8 Questions with Award-Winning General Counsel


John Mountain, SVP Legal, CCO & Corporate Secretary, NEI Investments

Interviewed by Warren Bongard, President & Founder, ZSA

1. Why did you decide to become a general counsel?

 I had been a lawyer at an industry association for a number of years. I enjoyed the industry and wanted to stay within it. When I decided to leave the association, joining a member firm within the association was the most logical place to start.  So I looked at its members and became General Counsel for one of them.

2. What role do you play in helping shape the corporate culture?

I think that a lot of the culture at my organization has been influenced by my direct involvement, in part because the company is compliance oriented and in part because we take our reputation seriously. My CEO and Board listen attentively and take my recommendations seriously.

3. How do you handle the reporting role to the CEO and the Board?

I have private meetings with the CEO every two weeks where we review issues and discuss ongoing matters. Because I am the Corporate Secretary, I also liaise with the Chairman of the Board quite regularly.  As is often the case, the distinction between my various roles is not fenced off, and a lot of issues transcend the specific role. The CEO and I have developed a relationship where I act like a conduit between the Board and CEO on certain issues, and so I have developed my own relationship with the members of the Board.

At each quarterly Board meeting I give a formal Legal and Compliance Report. In addition, both the CFO and I support our Finance/Risk/Governance Committee as it is broader than just finance. I am also responsible for drafting the Board governance materials, under the direction of the Chair of that committee - we review the documents every year with a fine tooth comb. Because of this, I feel we have quite good governance standards.

4. How do you navigate risk management?

Risk Management is shared between me and the CFO. We have put together an extensive document which helps us identify risks from an organizational perspective. It is comprehensive and organized by subject matter and priority. We also prioritize the consequences, as high risk doesn’t necessarily have high consequences. This assessment helps us shape how to prioritize dealing with the risks. We discuss what controls are in place and do a residual risk assessment after controls are in place, and then go through the same assessment again. Quarterly updates given to our Finance/Risk/Governance Committee allows them to see what has moved and provide the opportunity to ask about emerging issues. We then take all our work to the full Board for review annually. The Board gets to vet the risks identified, the controls in place and the residual risk levels, and gets its own opportunity to decide if it is comfortable with the process.

5. What is the biggest professional challenge you have faced during your career?
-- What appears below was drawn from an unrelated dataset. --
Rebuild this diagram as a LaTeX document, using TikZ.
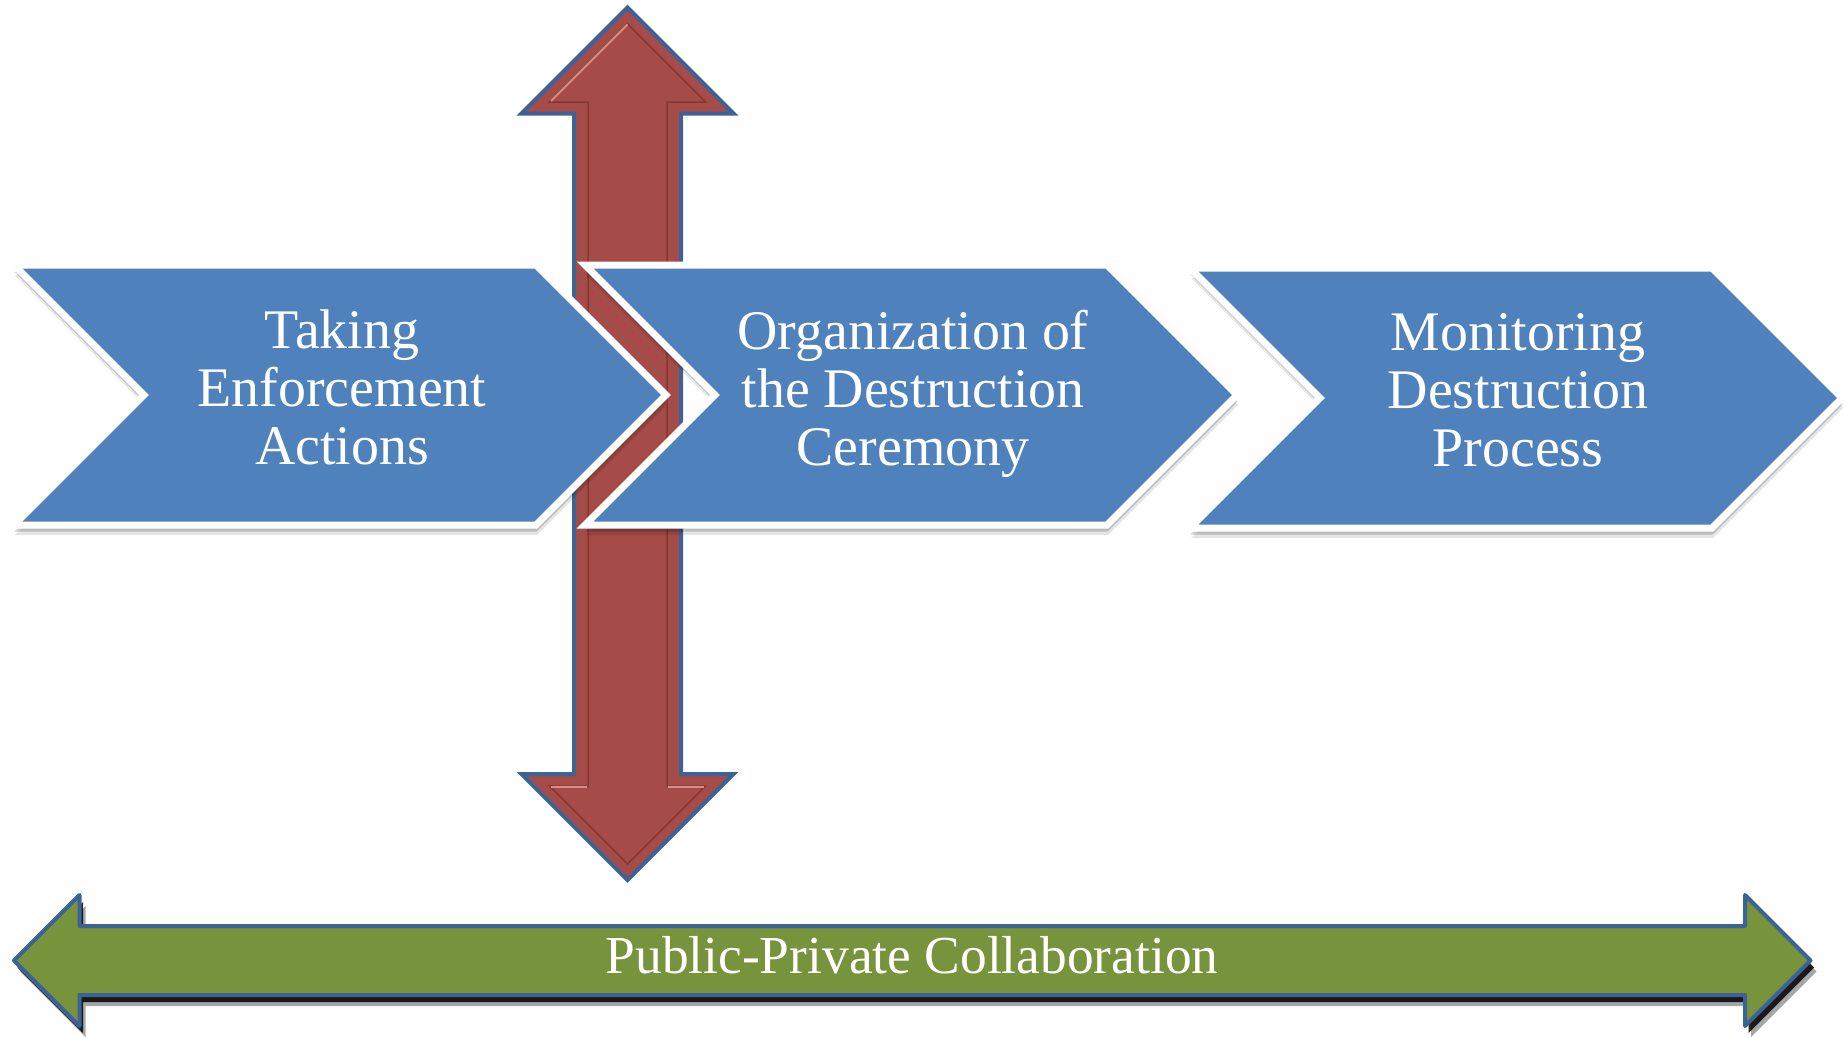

Early in my career I felt that notwithstanding my reputation of being good at getting results in law and helping the industry, I was not seen as a business partner, but as a “lawyer” only. As a result, I obtained my Executive MBA. I don’t think I learned a lot on the practical level, but I better understood the theory behind how things operate and how to manage. I also benefitted from the “group” experience, something different than how lawyers are trained.  This experience taught me how to trust people in the group setting and understand why business behaves the way it does.

6. What do you look for when making hiring decisions for your department?

I look for people who have passion. I think most people are skilled at a certain level: you don’t get the interview unless you have the basic skills. I therefore value people who will care about getting the result and who will contribute to the whole organization, who will ask good questions and take ownership; people who don’t see the work they do in isolation, but strive to understand its value to the organization, and to continually add value to the organization.

7. How do you handle the outside firm relationship with legal assignments?

Because of the nature of our organization, we go through a process of how much should be insourced vs. outsourced in respect of legal work. We outsource when we feel we don’t have enough resources internally and can’t justify hiring additional staff. We have one primary law firm supplier and if that supplier is conflicted, we then go to the second firm that we use. The main supplier is strong in the industry, and we feel that we get huge value in their competitive intelligence. For example, when something complicated arises, and we call our outside counsel, more often than not, this firm has already had experience in this situation before, thus adding great value.

8. What advice would you give to prepare for moving beyond the counsel office within the company?

I have intentionally chosen organizations that are small enough where I have an opportunity to effect change. I am fortunate enough that in a number of my jobs the company welcomed my input on issues that were not technically within my mandate. I have always had the chance to roll up my sleeves and get involved in things that a lawyer wouldn’t normally do, often because there wasn’t an employee already there doing it. I feel that this is the best way of learning your business. As a further benefit, it enables you to give much better legal advice.